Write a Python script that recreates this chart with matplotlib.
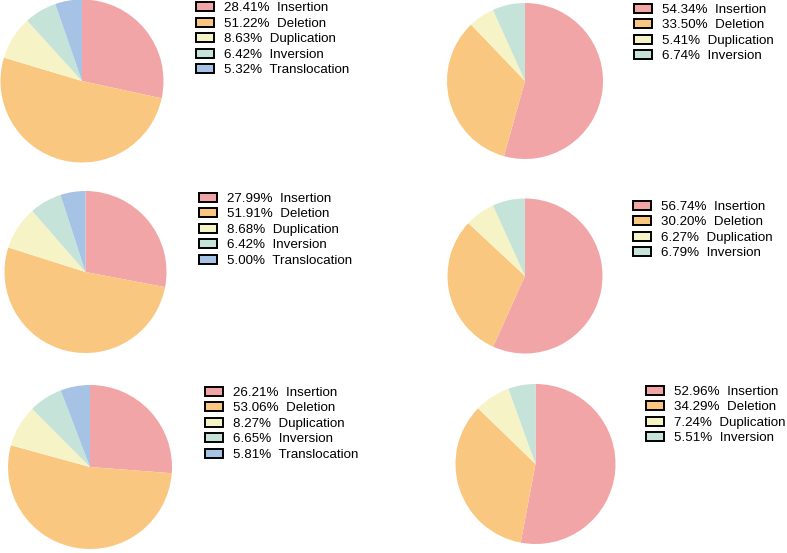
import matplotlib
matplotlib.use("Agg")
import matplotlib.pyplot as plt
from matplotlib.patches import Patch

plt.rcParams['font.family'] = ['Liberation Sans', 'DejaVu Sans']

W, H = 787, 553

types5 = ['Insertion', 'Deletion', 'Duplication', 'Inversion', 'Translocation']
types4 = ['Insertion', 'Deletion', 'Duplication', 'Inversion']
colors = ['#F2A5A6', '#F9C77F', '#F6F4C6', '#C5E3D8', '#A6C3E6']

# left column (5 types), right column (4 types)
left_top = [28.41, 51.22, 8.63, 6.42, 5.32]
left_mid = [27.99, 51.91, 8.68, 6.42, 5.00]
left_bot = [26.21, 53.06, 8.27, 6.65, 5.81]
right_top = [54.34, 33.50, 5.41, 6.74]
right_mid = [56.74, 30.20, 6.27, 6.79]
right_bot = [52.96, 34.29, 7.24, 5.51]

# pie centre/radius and legend anchor, in pixels
panels = [
    (left_top, types5, (82, 81, 81.5), (196, 7.5)),
    (right_top, types4, (525, 81, 78), (634, 9)),
    (left_mid, types5, (85.5, 272, 81), (199, 198)),
    (right_mid, types4, (525, 276, 77.5), (633, 206)),
    (left_bot, types5, (90, 467, 82), (205, 392)),
    (right_bot, types4, (535.5, 464, 80), (646, 391)),
]

fig = plt.figure(figsize=(W / 100, H / 100), dpi=100)

for vals, labels, (cx, cy, r), (lx, ly) in panels:
    ax = fig.add_axes([(cx - r) / W, 1 - (cy + r) / H, 2 * r / W, 2 * r / H])
    cols = colors[:len(vals)]
    ax.pie(vals, colors=cols, startangle=90, counterclock=False,
           wedgeprops=dict(linewidth=0))
    ax.set_xlim(-1, 1)
    ax.set_ylim(-1, 1)
    ax.axis('off')

    handles = [Patch(facecolor=c, edgecolor='black', linewidth=1.4) for c in cols]
    texts = ['%.2f%%  %s' % (v, lab) for v, lab in zip(vals, labels)]
    fig.legend(handles, texts, loc='upper left',
               bbox_to_anchor=(lx / W, 1 - (ly - 5.5) / H),
               frameon=False, borderpad=0, borderaxespad=0,
               fontsize=9.6, handlelength=1.35, handleheight=0.7,
               handletextpad=0.72, labelspacing=0.24)

fig.savefig('out.png', dpi=100)
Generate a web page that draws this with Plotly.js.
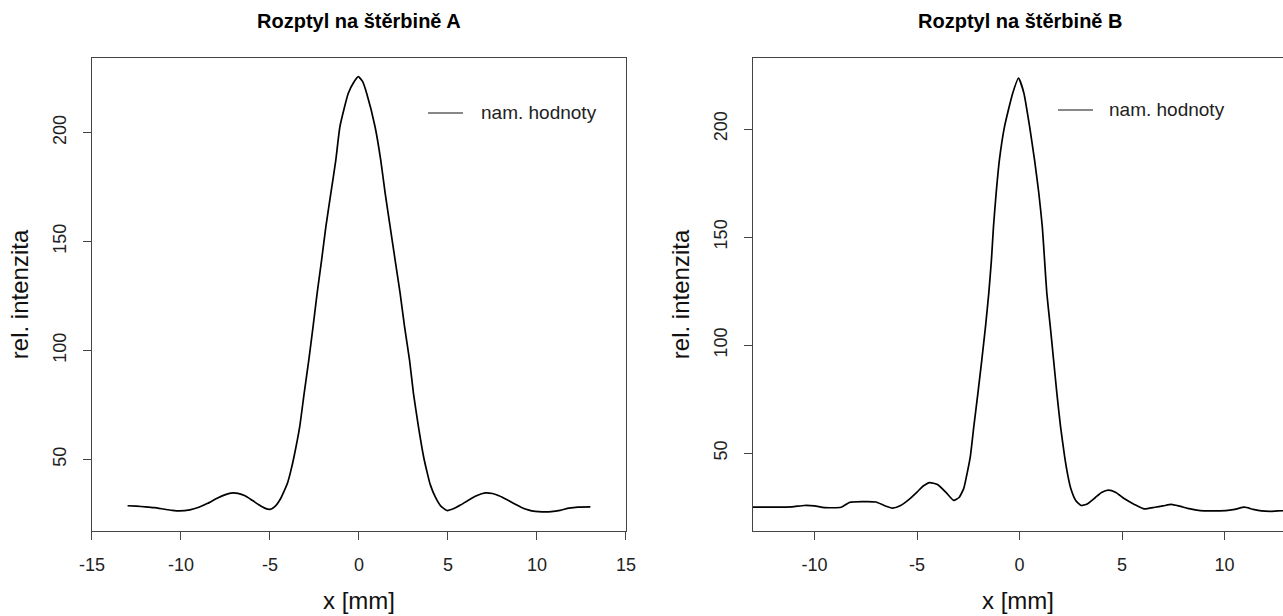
<!DOCTYPE html>
<html>
<head>
<meta charset="utf-8">
<script src="https://cdn.plot.ly/plotly-3.0.1.min.js"></script>
<style>html,body{margin:0;padding:0;background:#fff;}#chart{width:1283px;height:616px;}</style>
</head>
<body>
<div id="chart"></div>
<script>
// Panel A: Rozptyl na štěrbině A
const xA = [-13.0,-12.5,-12.0,-11.5,-11.0,-10.5,-10.1,-9.5,-9.0,-8.5,-8.0,-7.5,-7.2,-6.8,-6.4,-6.0,-5.6,-5.3,-5.0,-4.7,-4.4,-4.2,-4.0,-3.85,-3.65,-3.33,-3.08,-2.82,-2.58,-2.35,-2.10,-1.86,-1.58,-1.30,-1.07,-0.6,-0.3,-0.04,0.2,0.43,0.90,1.22,1.47,1.75,2.03,2.31,2.56,2.84,3.06,3.34,3.63,3.8,4.0,4.3,4.6,4.95,5.3,5.7,6.1,6.6,7.1,7.5,7.9,8.3,8.7,9.1,9.5,9.9,10.3,10.8,11.3,11.8,12.3,13.0];
const yA = [28.7,28.5,28.2,27.8,27.2,26.6,26.3,26.8,28.0,29.8,32.0,33.8,34.5,34.4,33.3,31.2,29.0,27.6,27.0,28.5,32.0,35.5,39.5,44.0,51.2,65.0,80.3,95.6,110.9,126.3,141.5,156.8,172.2,187.5,202.8,218.1,223.0,225.7,223.5,218.1,202.8,187.5,172.2,156.8,141.5,126.3,110.9,95.6,80.3,65.0,51.2,45.0,38.5,32.5,28.5,26.5,27.3,29.0,31.0,33.3,34.6,34.3,33.2,31.5,29.7,28.0,26.8,26.1,25.9,26.0,26.6,27.6,28.1,28.2];

// Panel B: Rozptyl na štěrbině B
const xB = [-13.0,-12.0,-11.1,-10.5,-10.0,-9.5,-8.7,-8.3,-7.7,-7.0,-6.6,-6.2,-5.8,-5.4,-5.0,-4.7,-4.38,-4.0,-3.6,-3.21,-2.95,-2.72,-2.55,-2.40,-2.23,-2.03,-1.84,-1.66,-1.50,-1.37,-1.27,-1.14,-0.98,-0.73,-0.33,-0.05,0.21,0.49,0.73,0.94,1.11,1.22,1.33,1.50,1.66,1.82,2.00,2.20,2.35,2.5,2.75,3.0,3.3,3.7,4.0,4.33,4.7,5.1,5.6,6.08,6.6,7.0,7.4,7.8,8.2,8.57,9.0,9.5,10.06,10.5,10.97,11.4,11.8,12.2,12.6,13.0];
const yB = [25.0,25.0,25.2,25.8,25.6,24.8,25.0,27.2,27.6,27.4,25.8,24.6,25.8,28.5,32.0,34.8,36.4,35.5,32.0,28.2,29.5,33.7,41.0,48.4,62.3,77.8,93.2,108.6,124.1,139.5,154.9,170.4,185.8,201.2,216.7,223.5,216.7,201.2,185.8,170.4,154.9,139.5,124.1,108.6,93.2,77.8,62.3,48.4,40.0,33.7,28.0,25.8,26.5,29.5,31.8,32.9,31.8,29.0,26.3,24.2,25.0,25.6,26.3,25.5,24.5,23.8,23.3,23.3,23.4,24.0,25.0,24.0,23.3,23.1,23.3,23.4];

const titles = ["Rozptyl na štěrbině A", "Rozptyl na štěrbině B"];
const legendLabel = "nam. hodnoty";
const xTitle = "x [mm]";
const yTitle = "rel. intenzita";
const xTicksA = [-15,-10,-5,0,5,10,15];
const xTicksB = [-10,-5,0,5,10];
const yTicks = [50,100,150,200];

const FONT = "Liberation Sans, Arial, Helvetica, sans-serif";
const AX = '#444';

const traces = [
  {x: xA, y: yA, xaxis:'x', yaxis:'y', mode:'lines', line:{color:'#000', width:1.7, shape:'spline', smoothing:0.5}, showlegend:false, hoverinfo:'skip'},
  {x: xB, y: yB, xaxis:'x2', yaxis:'y2', mode:'lines', line:{color:'#000', width:1.7, shape:'spline', smoothing:0.5}, showlegend:false, hoverinfo:'skip'}
];

function xax(domain, range, ticks, mirror){
  return {domain: domain, range: range, tickmode:'array', tickvals: ticks, ticktext: ticks.map(String),
    showgrid:false, zeroline:false, showline:true, mirror: mirror, linecolor:AX, linewidth:1,
    ticks:'outside', ticklen:8, tickcolor:AX, tickwidth:1, ticklabelstandoff:9,
    tickfont:{family:FONT, size:18, color:'#222'},
    title:{text:xTitle, font:{family:FONT, size:24, color:'#111'}, standoff:18}, fixedrange:true};
}
function yax(domain, range, anchor, mirror){
  return {domain: domain, range: range, anchor: anchor, tickmode:'array', tickvals: yTicks, ticktext: yTicks.map(String),
    showgrid:false, zeroline:false, showline:true, mirror: mirror, linecolor:AX, linewidth:1,
    ticks:'outside', ticklen:8, tickcolor:AX, tickwidth:1, tickangle:-90, ticklabelstandoff:10,
    tickfont:{family:FONT, size:18, color:'#222'},
    title:{text:yTitle, font:{family:FONT, size:24, color:'#111'}, standoff:14}, fixedrange:true};
}

const yDom = [0.138, 0.906];
const layout = {
  width:1283, height:616, margin:{l:0,r:0,t:0,b:0},
  paper_bgcolor:'#fff', plot_bgcolor:'#fff', showlegend:false,
  xaxis: Object.assign(xax([0.0717,0.4879], [-15,15], xTicksA, true), {anchor:'y'}),
  yaxis: yax(yDom, [17.1,234.3], 'x', true),
  xaxis2: Object.assign(xax([0.5869,1.0], [-13,12.85], xTicksB, true), {anchor:'y2'}),
  yaxis2: yax(yDom, [14.0,232.9], 'x2', false),
  annotations: [
    {xref:'paper', yref:'paper', x:(0.0717+0.4879)/2, y:1-21/616, text:'<b>'+titles[0]+'</b>', showarrow:false, xanchor:'center', yanchor:'middle', font:{family:FONT, size:20, color:'#000'}},
    {xref:'paper', yref:'paper', x:1020/1283, y:1-21/616, text:'<b>'+titles[1]+'</b>', showarrow:false, xanchor:'center', yanchor:'middle', font:{family:FONT, size:20, color:'#000'}},
    {xref:'paper', yref:'paper', x:479/1283, y:1-112/616, text:legendLabel, showarrow:false, xanchor:'left', yanchor:'middle', font:{family:FONT, size:19, color:'#222'}},
    {xref:'paper', yref:'paper', x:1107/1283, y:1-109/616, text:legendLabel, showarrow:false, xanchor:'left', yanchor:'middle', font:{family:FONT, size:19, color:'#222'}}
  ],
  shapes: [
    {type:'line', xref:'paper', yref:'paper', x0:428/1283, x1:463/1283, y0:1-113/616, y1:1-113/616, line:{color:'#888', width:2}},
    {type:'line', xref:'paper', yref:'paper', x0:1058/1283, x1:1093/1283, y0:1-110/616, y1:1-110/616, line:{color:'#888', width:2}}
  ]
};

Plotly.newPlot('chart', traces, layout, {displayModeBar:false, staticPlot:true});
</script>
</body>
</html>
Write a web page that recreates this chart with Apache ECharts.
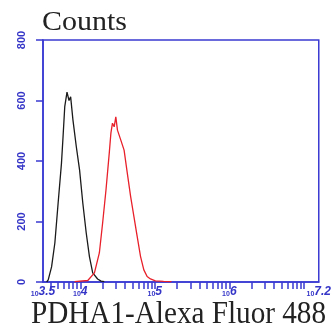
<!DOCTYPE html>
<html style="height: 100%">
<head>
	<meta charset="utf-8">
</head>
<body style="height: 100%; margin: 0; background: #fff">
<div id="container" style="height: 100%"></div>
<script type="text/javascript" src="https://cdn.jsdelivr.net/npm/echarts@6/dist/echarts.min.js"></script>
<script type="text/javascript">
    var dom = document.getElementById("container");
    var myChart = echarts.init(dom);

    // x values are log10 of the fluorescence intensity
    var blackX = [3.549, 3.570, 3.615, 3.659, 3.703, 3.748, 3.769, 3.792, 3.822, 3.849, 3.871, 3.902, 3.947, 3.991, 4.034, 4.080, 4.123, 4.167, 4.233, 4.279, 4.322];
    var blackY = [0, 7, 50, 129, 261, 393, 480, 580, 628, 600, 612, 535, 447, 370, 261, 162, 84, 30, 10, 3, 1];
    var redX = [3.924, 4.101, 4.190, 4.256, 4.300, 4.345, 4.389, 4.411, 4.432, 4.455, 4.477, 4.499, 4.544, 4.588, 4.631, 4.676, 4.720, 4.764, 4.809, 4.853, 4.897, 4.942, 5.008, 5.118, 5.224];
    var redY = [1, 5, 30, 96, 195, 304, 426, 492, 525, 513, 546, 502, 469, 436, 360, 282, 216, 150, 84, 40, 18, 10, 4, 2, 1];
    var xLabels = [3.5, 4, 5, 6, 7.2];

    var blue = '#3a3ad2';
    var labelBlue = '#3535c8';
    var titleFont = '28px "Liberation Serif"';
    var nameFont = '32px "Liberation Serif"';

    // log minor ticks 2..9 x 10^k inside the range
    var tickPos = [];
    for (var k = 3; k <= 7; k++) {
        for (var m = 1; m <= 9; m++) {
            var v = Math.log10(m * Math.pow(10, k));
            if (v >= 3.5 && v <= 7.2) tickPos.push(v);
        }
    }

    function pairs(xs, ys) {
        return xs.map(function (x, i) { return [x, ys[i]]; });
    }

    // stretch text horizontally to a target width
    var ctx = document.createElement('canvas').getContext('2d');
    function fitScale(text, font, width) {
        ctx.font = font;
        return width / ctx.measureText(text).width;
    }

    var option = {
        backgroundColor: '#fff',
        animation: false,
        grid: {
            left: 43, right: 12, top: 40, bottom: 47,
            show: true, borderColor: blue, borderWidth: 1.5
        },
        xAxis: {
            type: 'value', min: 3.5, max: 7.2,
            axisLine: { lineStyle: { color: blue, width: 1.5 } },
            axisTick: { customValues: tickPos, length: 7, lineStyle: { color: blue, width: 1.5 } },
            splitLine: { show: false },
            axisLabel: {
                customValues: xLabels,
                margin: 4,
                formatter: function (v) { return '{a|10}{b|' + v + '}'; },
                rich: {
                    a: { fontSize: 7, fontWeight: 'bold', color: labelBlue, fontFamily: 'Liberation Sans', verticalAlign: 'bottom' },
                    b: { fontSize: 12, fontStyle: 'italic', fontWeight: 'bold', color: labelBlue, fontFamily: 'Liberation Sans', verticalAlign: 'top' }
                }
            }
        },
        yAxis: {
            type: 'value', min: 0, max: 800, interval: 200,
            axisLine: { lineStyle: { color: blue, width: 1.5 } },
            axisTick: { length: 7, lineStyle: { color: blue, width: 1.5 } },
            splitLine: { show: false },
            axisLabel: {
                rotate: 90, margin: 16,
                color: labelBlue, fontSize: 11, fontWeight: 'bold', fontFamily: 'Liberation Sans'
            }
        },
        graphic: [
            {
                type: 'text', x: 42, y: 23, scaleX: fitScale('Counts', titleFont, 85),
                style: { text: 'Counts', font: titleFont, fill: '#222', verticalAlign: 'middle' }
            },
            {
                type: 'text', x: 31, y: 315, scaleX: fitScale('PDHA1-Alexa Fluor 488', nameFont, 295),
                style: { text: 'PDHA1-Alexa Fluor 488', font: nameFont, fill: '#222', verticalAlign: 'middle' }
            }
        ],
        series: [
            {
                type: 'line', data: pairs(blackX, blackY), symbol: 'none',
                lineStyle: { color: '#1a1a1a', width: 1.3 }
            },
            {
                type: 'line', data: pairs(redX, redY), symbol: 'none',
                lineStyle: { color: '#e8202a', width: 1.3 }
            }
        ]
    };

    myChart.setOption(option, true);
    window.addEventListener('resize', function () {
        myChart.resize();
    });
</script>
</body>
</html>
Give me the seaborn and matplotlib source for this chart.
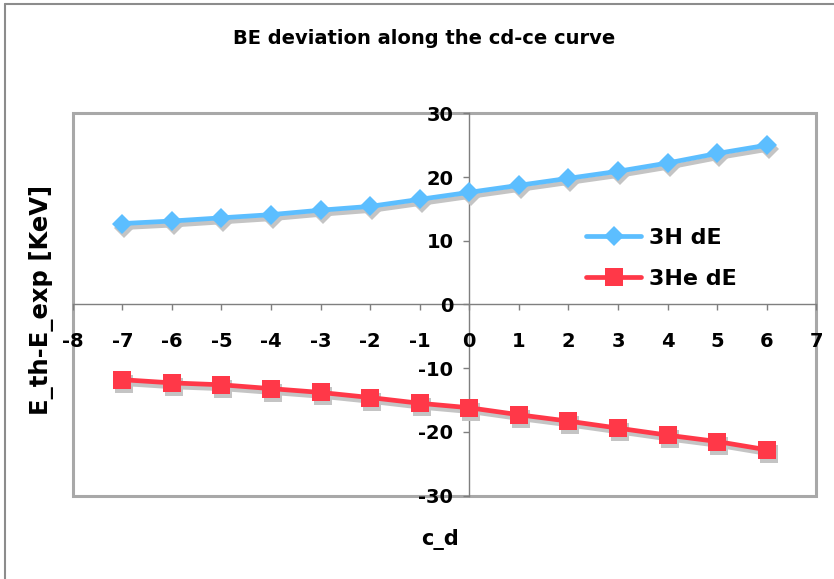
import matplotlib
matplotlib.use("Agg")
import matplotlib.pyplot as plt
import matplotlib.transforms as mtransforms
from matplotlib.patches import Rectangle
from matplotlib.lines import Line2D
import seaborn as sns

# c_d values along the curve and binding-energy deviations (keV)
c_d = [-7, -6, -5, -4, -3, -2, -1, 0, 1, 2, 3, 4, 5, 6]
de_3h = [12.7, 13.1, 13.6, 14.1, 14.8, 15.4, 16.5, 17.6, 18.7, 19.8, 20.9, 22.2, 23.7, 25.0]
de_3he = [-11.8, -12.3, -12.6, -13.2, -13.8, -14.6, -15.5, -16.2, -17.3, -18.3, -19.4, -20.5, -21.5, -22.8]
series_names = ["3H dE", "3He dE"]
x_ticks = list(range(-8, 8))
y_ticks = [-30, -20, -10, 0, 10, 20, 30]

sns.set_style("white")
plt.rcParams["font.family"] = ["DejaVu Sans"]
plt.rcParams["font.weight"] = "bold"
plt.rcParams["axes.unicode_minus"] = False
plt.rcParams["text.color"] = "black"
plt.rcParams["xtick.labelcolor"] = "black"
plt.rcParams["ytick.labelcolor"] = "black"

BLUE = "#5CBEFF"
RED = "#FF3848"
SHADOW = "#C4C4C4"
AXIS_GREY = "#7F7F7F"
FRAME_GREY = "#A8A8A8"

fig = plt.figure(figsize=(8.34, 5.79), dpi=100)
ax = fig.add_axes([0.0872, 0.1439, 0.8916, 0.6604])

# drop shadows, slightly offset down/right
shadow_tr = ax.transData + mtransforms.ScaledTranslation(2 / 100, -4 / 100, fig.dpi_scale_trans)
for vals, mk, ms in [(de_3h, "D", 10), (de_3he, "s", 13.5)]:
    sns.lineplot(x=c_d, y=vals, ax=ax, color=SHADOW, marker=mk, markersize=ms,
                 markeredgewidth=0, linewidth=3.4, transform=shadow_tr,
                 zorder=2, legend=False)

sns.lineplot(x=c_d, y=de_3h, ax=ax, color=BLUE, marker="D", markersize=10,
             markeredgewidth=0, linewidth=3.4, label=series_names[0], zorder=3)
sns.lineplot(x=c_d, y=de_3he, ax=ax, color=RED, marker="s", markersize=13.5,
             markeredgewidth=0, linewidth=3.4, label=series_names[1], zorder=3)

ax.set_xlim(-8, 7)
ax.set_ylim(-30, 30)
ax.set_xticks(x_ticks)
ax.set_yticks(y_ticks)
ax.set_xlabel("")
ax.set_ylabel("")

# axes crossing at the origin
ax.spines["left"].set_position(("data", 0))
ax.spines["bottom"].set_position(("data", 0))
ax.spines["top"].set_visible(False)
ax.spines["right"].set_visible(False)
for s in ("left", "bottom"):
    ax.spines[s].set_color(AXIS_GREY)
    ax.spines[s].set_linewidth(1)
    ax.spines[s].set_zorder(1.5)
ax.tick_params(axis="both", which="major", bottom=True, left=True, direction="out",
               length=4.5, width=1, color=AXIS_GREY, labelsize=14)
ax.tick_params(axis="x", pad=15)
ax.tick_params(axis="y", pad=7)
ax.xaxis.set_zorder(4)
ax.yaxis.set_zorder(4)

# plot-area frame
ax.add_patch(Rectangle((0, 0), 1, 1, transform=ax.transAxes, fill=False,
                       edgecolor=FRAME_GREY, linewidth=2.2, clip_on=False, zorder=0.5))

leg = ax.legend(loc="center left", bbox_to_anchor=(0.690, 0.620), frameon=False,
                fontsize=16, handlelength=2.5, handletextpad=0.35, labelspacing=0.95,
                borderpad=0, borderaxespad=0)

fig.text(424.5 / 834, 1 - 38 / 579, "BE deviation along the cd-ce curve",
         ha="center", va="center", fontsize=14, fontweight="bold")
fig.text(440 / 834, 1 - 540 / 579, "c_d", ha="center", va="center",
         fontsize=15, fontweight="bold")
fig.text(42 / 834, 1 - 300 / 579, "E_th-E_exp [KeV]", ha="center", va="center",
         rotation=90, fontsize=17.5, fontweight="bold")

# outer border (top and left edges)
fig.add_artist(Line2D([5 / 834, 1], [1 - 4 / 579, 1 - 4 / 579], transform=fig.transFigure,
                      color="#8C8C8C", linewidth=1.5))
fig.add_artist(Line2D([5 / 834, 5 / 834], [0, 1 - 4 / 579], transform=fig.transFigure,
                      color="#8C8C8C", linewidth=1.5))

fig.savefig("out.png", dpi=100)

• **Exercise prompt**
Please restate the material above line by line, exactly, beginning at its first line and ending with the line that contains "W, H = 787, 553", without any pictures.

• **Final result**
Write a Python script that recreates this chart with matplotlib.
import matplotlib
matplotlib.use("Agg")
import matplotlib.pyplot as plt
from matplotlib.patches import Patch

plt.rcParams['font.family'] = ['Liberation Sans', 'DejaVu Sans']

W, H = 787, 553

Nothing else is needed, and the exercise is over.